For buyers prioritizing stable cash flow over maximum appreciation, Arenco properties offer appeal. For those seeking aggressive capital gains or maximum liquidity, developments by larger developers in more central locations typically outperform.

Frequently asked questions

Is Arenco Real Estate a reputable developer in Dubai?

Yes, Arenco is RERA-registered and their projects comply with Dubai's escrow regulations and buyer protection laws. They've successfully delivered The Sustainable City across multiple phases from 2015-2019, with no significant delivery delays or legal disputes. Their focus is narrow but execution has been solid.

Can foreigners buy property from Arenco Real Estate?

Yes, The Sustainable City is in a designated freehold area, meaning foreign nationals can purchase with full ownership rights. There are no residency requirements to buy, and purchases above AED 2M qualify for Golden Visa application.

Are there any new off-plan projects from Arenco available?

As of 2026, Arenco's Sustainable City is fully delivered with no new phases announced. All available properties are resale units in the secondary market. Buyers should work with brokers who have access to current listings, as inventory turns over through normal market activity.

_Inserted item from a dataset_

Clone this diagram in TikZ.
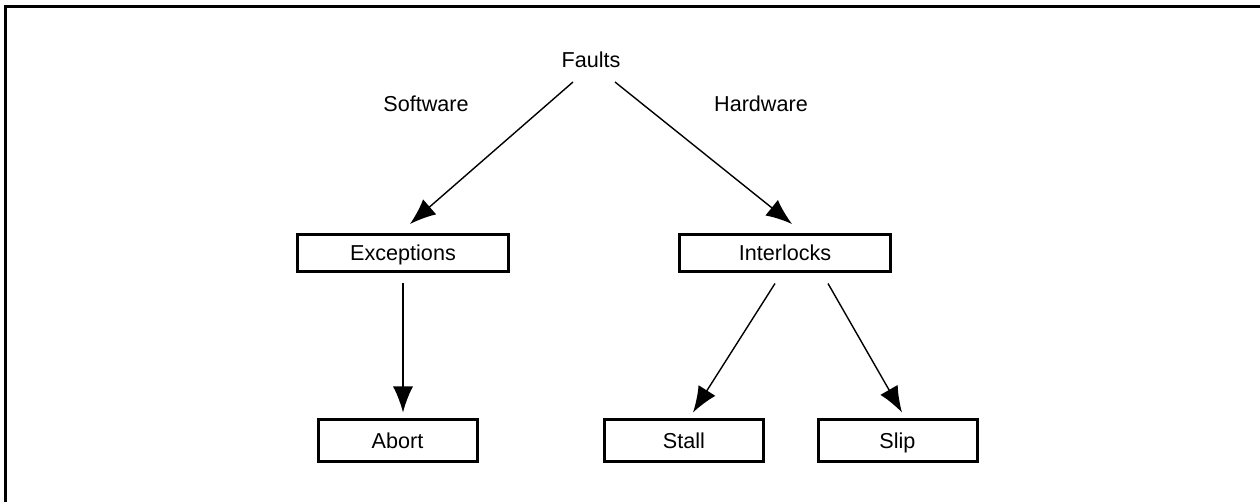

How much do utilities actually cost in The Sustainable City?

Residents report electricity bills 40-60% lower than comparable villas, typically AED 400-700 monthly versus AED 1,000-1,500 in conventional communities during summer. Water costs are also reduced by approximately 30%. Actual savings depend on household consumption patterns and solar system condition.

Does Arenco offer payment plans for buyers?

No, since The Sustainable City is fully completed, purchases are secondary market transactions requiring full payment at transfer (minus any mortgage financing). The original off-plan payment plans Arenco offered are no longer available. Standard Dubai mortgage terms apply for financed purchases.